Dataset items
»»

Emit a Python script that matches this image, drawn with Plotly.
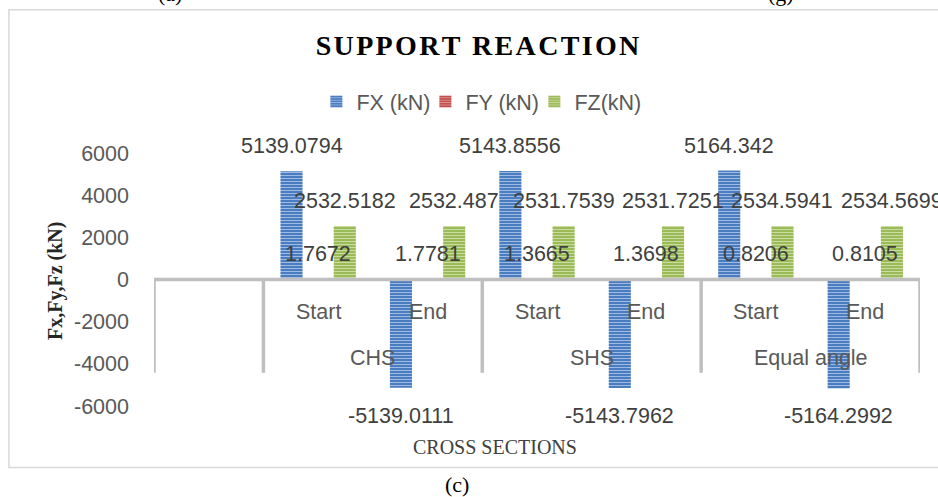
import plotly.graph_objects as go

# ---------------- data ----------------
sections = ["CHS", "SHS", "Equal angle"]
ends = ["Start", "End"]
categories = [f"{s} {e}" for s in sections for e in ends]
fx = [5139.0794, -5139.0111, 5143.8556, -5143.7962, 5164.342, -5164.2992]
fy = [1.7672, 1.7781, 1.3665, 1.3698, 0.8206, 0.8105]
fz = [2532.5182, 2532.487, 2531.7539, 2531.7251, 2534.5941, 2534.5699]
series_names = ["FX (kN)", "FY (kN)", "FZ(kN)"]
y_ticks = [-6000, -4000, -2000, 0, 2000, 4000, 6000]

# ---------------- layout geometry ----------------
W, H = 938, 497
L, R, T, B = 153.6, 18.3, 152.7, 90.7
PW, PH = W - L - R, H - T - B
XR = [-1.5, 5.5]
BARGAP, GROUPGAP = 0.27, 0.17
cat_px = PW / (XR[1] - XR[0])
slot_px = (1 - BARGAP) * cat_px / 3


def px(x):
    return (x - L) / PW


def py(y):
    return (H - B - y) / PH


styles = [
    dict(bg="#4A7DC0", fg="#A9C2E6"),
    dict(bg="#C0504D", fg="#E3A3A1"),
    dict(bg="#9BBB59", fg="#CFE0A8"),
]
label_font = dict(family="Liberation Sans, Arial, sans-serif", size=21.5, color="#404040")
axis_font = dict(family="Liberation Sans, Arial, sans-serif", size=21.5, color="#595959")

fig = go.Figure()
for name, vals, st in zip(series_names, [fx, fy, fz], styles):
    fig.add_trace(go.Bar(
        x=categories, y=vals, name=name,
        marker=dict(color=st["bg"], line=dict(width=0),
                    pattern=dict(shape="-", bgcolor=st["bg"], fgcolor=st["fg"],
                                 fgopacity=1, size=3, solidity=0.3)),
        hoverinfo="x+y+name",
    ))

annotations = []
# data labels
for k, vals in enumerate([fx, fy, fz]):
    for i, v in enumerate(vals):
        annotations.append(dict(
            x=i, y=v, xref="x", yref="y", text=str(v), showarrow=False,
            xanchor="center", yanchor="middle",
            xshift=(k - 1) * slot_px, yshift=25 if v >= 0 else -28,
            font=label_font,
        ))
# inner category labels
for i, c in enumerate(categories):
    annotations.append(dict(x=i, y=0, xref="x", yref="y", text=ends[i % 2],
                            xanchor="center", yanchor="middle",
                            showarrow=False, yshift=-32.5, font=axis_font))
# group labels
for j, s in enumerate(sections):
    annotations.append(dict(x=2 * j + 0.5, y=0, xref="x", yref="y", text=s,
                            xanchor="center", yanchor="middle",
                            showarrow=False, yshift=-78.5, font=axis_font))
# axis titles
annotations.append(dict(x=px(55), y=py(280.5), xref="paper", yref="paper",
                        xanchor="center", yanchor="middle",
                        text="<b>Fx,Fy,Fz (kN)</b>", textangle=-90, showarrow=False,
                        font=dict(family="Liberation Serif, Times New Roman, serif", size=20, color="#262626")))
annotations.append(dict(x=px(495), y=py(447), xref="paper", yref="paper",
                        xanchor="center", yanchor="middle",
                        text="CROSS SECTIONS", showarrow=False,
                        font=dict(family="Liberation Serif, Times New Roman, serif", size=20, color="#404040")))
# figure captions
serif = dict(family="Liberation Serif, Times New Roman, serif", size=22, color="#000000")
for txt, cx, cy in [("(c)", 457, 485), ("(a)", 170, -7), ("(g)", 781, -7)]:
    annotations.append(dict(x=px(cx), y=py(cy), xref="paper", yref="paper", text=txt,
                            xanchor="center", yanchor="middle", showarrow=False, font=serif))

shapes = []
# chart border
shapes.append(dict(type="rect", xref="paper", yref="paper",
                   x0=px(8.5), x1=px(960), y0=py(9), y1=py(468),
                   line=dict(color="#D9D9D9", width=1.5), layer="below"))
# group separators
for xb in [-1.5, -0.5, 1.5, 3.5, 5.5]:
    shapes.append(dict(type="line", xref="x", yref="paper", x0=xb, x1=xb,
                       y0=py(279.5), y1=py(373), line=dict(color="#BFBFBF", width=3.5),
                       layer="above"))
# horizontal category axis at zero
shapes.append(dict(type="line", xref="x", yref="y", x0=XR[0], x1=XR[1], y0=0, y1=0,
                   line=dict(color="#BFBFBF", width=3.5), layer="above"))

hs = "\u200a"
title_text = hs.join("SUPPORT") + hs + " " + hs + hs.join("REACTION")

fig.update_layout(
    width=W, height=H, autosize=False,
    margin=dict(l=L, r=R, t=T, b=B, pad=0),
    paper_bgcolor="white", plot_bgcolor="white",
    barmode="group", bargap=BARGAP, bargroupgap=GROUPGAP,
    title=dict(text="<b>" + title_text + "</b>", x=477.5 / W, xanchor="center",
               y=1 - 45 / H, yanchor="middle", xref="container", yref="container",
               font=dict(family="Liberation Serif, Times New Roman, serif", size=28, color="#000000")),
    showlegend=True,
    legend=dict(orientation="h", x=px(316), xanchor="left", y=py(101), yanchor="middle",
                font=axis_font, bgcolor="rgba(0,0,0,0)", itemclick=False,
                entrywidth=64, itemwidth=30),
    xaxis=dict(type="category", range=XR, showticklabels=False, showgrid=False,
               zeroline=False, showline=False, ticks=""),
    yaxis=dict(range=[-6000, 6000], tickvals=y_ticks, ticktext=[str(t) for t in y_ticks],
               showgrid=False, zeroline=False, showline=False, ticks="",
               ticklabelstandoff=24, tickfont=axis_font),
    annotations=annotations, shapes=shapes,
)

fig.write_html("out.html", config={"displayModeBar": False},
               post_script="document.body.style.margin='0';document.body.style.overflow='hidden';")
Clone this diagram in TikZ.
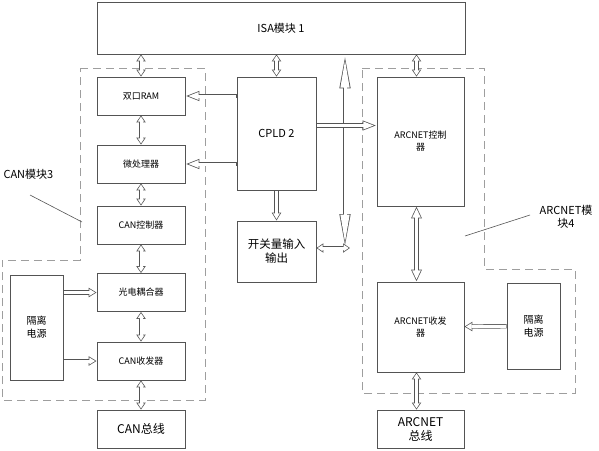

««

◆ Description of the task ◆
Copy the records word for word, leaving no picture in the copy.

◆ Solution to this problem ◆
Emit a Python script that matches this image, drawn with Plotly.
import plotly.graph_objects as go

# ---------------- data ----------------
sections = ["CHS", "SHS", "Equal angle"]
ends = ["Start", "End"]
categories = [f"{s} {e}" for s in sections for e in ends]
fx = [5139.0794, -5139.0111, 5143.8556, -5143.7962, 5164.342, -5164.2992]
fy = [1.7672, 1.7781, 1.3665, 1.3698, 0.8206, 0.8105]
fz = [2532.5182, 2532.487, 2531.7539, 2531.7251, 2534.5941, 2534.5699]
series_names = ["FX (kN)", "FY (kN)", "FZ(kN)"]
y_ticks = [-6000, -4000, -2000, 0, 2000, 4000, 6000]

# ---------------- layout geometry ----------------
W, H = 938, 497
L, R, T, B = 153.6, 18.3, 152.7, 90.7
PW, PH = W - L - R, H - T - B
XR = [-1.5, 5.5]
BARGAP, GROUPGAP = 0.27, 0.17
cat_px = PW / (XR[1] - XR[0])
slot_px = (1 - BARGAP) * cat_px / 3


def px(x):
    return (x - L) / PW


def py(y):
    return (H - B - y) / PH


styles = [
    dict(bg="#4A7DC0", fg="#A9C2E6"),
    dict(bg="#C0504D", fg="#E3A3A1"),
    dict(bg="#9BBB59", fg="#CFE0A8"),
]
label_font = dict(family="Liberation Sans, Arial, sans-serif", size=21.5, color="#404040")
axis_font = dict(family="Liberation Sans, Arial, sans-serif", size=21.5, color="#595959")

fig = go.Figure()
for name, vals, st in zip(series_names, [fx, fy, fz], styles):
    fig.add_trace(go.Bar(
        x=categories, y=vals, name=name,
        marker=dict(color=st["bg"], line=dict(width=0),
                    pattern=dict(shape="-", bgcolor=st["bg"], fgcolor=st["fg"],
                                 fgopacity=1, size=3, solidity=0.3)),
        hoverinfo="x+y+name",
    ))

annotations = []
# data labels
for k, vals in enumerate([fx, fy, fz]):
    for i, v in enumerate(vals):
        annotations.append(dict(
            x=i, y=v, xref="x", yref="y", text=str(v), showarrow=False,
            xanchor="center", yanchor="middle",
            xshift=(k - 1) * slot_px, yshift=25 if v >= 0 else -28,
            font=label_font,
        ))
# inner category labels
for i, c in enumerate(categories):
    annotations.append(dict(x=i, y=0, xref="x", yref="y", text=ends[i % 2],
                            xanchor="center", yanchor="middle",
                            showarrow=False, yshift=-32.5, font=axis_font))
# group labels
for j, s in enumerate(sections):
    annotations.append(dict(x=2 * j + 0.5, y=0, xref="x", yref="y", text=s,
                            xanchor="center", yanchor="middle",
                            showarrow=False, yshift=-78.5, font=axis_font))
# axis titles
annotations.append(dict(x=px(55), y=py(280.5), xref="paper", yref="paper",
                        xanchor="center", yanchor="middle",
                        text="<b>Fx,Fy,Fz (kN)</b>", textangle=-90, showarrow=False,
                        font=dict(family="Liberation Serif, Times New Roman, serif", size=20, color="#262626")))
annotations.append(dict(x=px(495), y=py(447), xref="paper", yref="paper",
                        xanchor="center", yanchor="middle",
                        text="CROSS SECTIONS", showarrow=False,
                        font=dict(family="Liberation Serif, Times New Roman, serif", size=20, color="#404040")))
# figure captions
serif = dict(family="Liberation Serif, Times New Roman, serif", size=22, color="#000000")
for txt, cx, cy in [("(c)", 457, 485), ("(a)", 170, -7), ("(g)", 781, -7)]:
    annotations.append(dict(x=px(cx), y=py(cy), xref="paper", yref="paper", text=txt,
                            xanchor="center", yanchor="middle", showarrow=False, font=serif))

shapes = []
# chart border
shapes.append(dict(type="rect", xref="paper", yref="paper",
                   x0=px(8.5), x1=px(960), y0=py(9), y1=py(468),
                   line=dict(color="#D9D9D9", width=1.5), layer="below"))
# group separators
for xb in [-1.5, -0.5, 1.5, 3.5, 5.5]:
    shapes.append(dict(type="line", xref="x", yref="paper", x0=xb, x1=xb,
                       y0=py(279.5), y1=py(373), line=dict(color="#BFBFBF", width=3.5),
                       layer="above"))
# horizontal category axis at zero
shapes.append(dict(type="line", xref="x", yref="y", x0=XR[0], x1=XR[1], y0=0, y1=0,
                   line=dict(color="#BFBFBF", width=3.5), layer="above"))

hs = "\u200a"
title_text = hs.join("SUPPORT") + hs + " " + hs + hs.join("REACTION")

fig.update_layout(
    width=W, height=H, autosize=False,
    margin=dict(l=L, r=R, t=T, b=B, pad=0),
    paper_bgcolor="white", plot_bgcolor="white",
    barmode="group", bargap=BARGAP, bargroupgap=GROUPGAP,
    title=dict(text="<b>" + title_text + "</b>", x=477.5 / W, xanchor="center",
               y=1 - 45 / H, yanchor="middle", xref="container", yref="container",
               font=dict(family="Liberation Serif, Times New Roman, serif", size=28, color="#000000")),
    showlegend=True,
    legend=dict(orientation="h", x=px(316), xanchor="left", y=py(101), yanchor="middle",
                font=axis_font, bgcolor="rgba(0,0,0,0)", itemclick=False,
                entrywidth=64, itemwidth=30),
    xaxis=dict(type="category", range=XR, showticklabels=False, showgrid=False,
               zeroline=False, showline=False, ticks=""),
    yaxis=dict(range=[-6000, 6000], tickvals=y_ticks, ticktext=[str(t) for t in y_ticks],
               showgrid=False, zeroline=False, showline=False, ticks="",
               ticklabelstandoff=24, tickfont=axis_font),
    annotations=annotations, shapes=shapes,
)

fig.write_html("out.html", config={"displayModeBar": False},
               post_script="document.body.style.margin='0';document.body.style.overflow='hidden';")
Clone this diagram in TikZ.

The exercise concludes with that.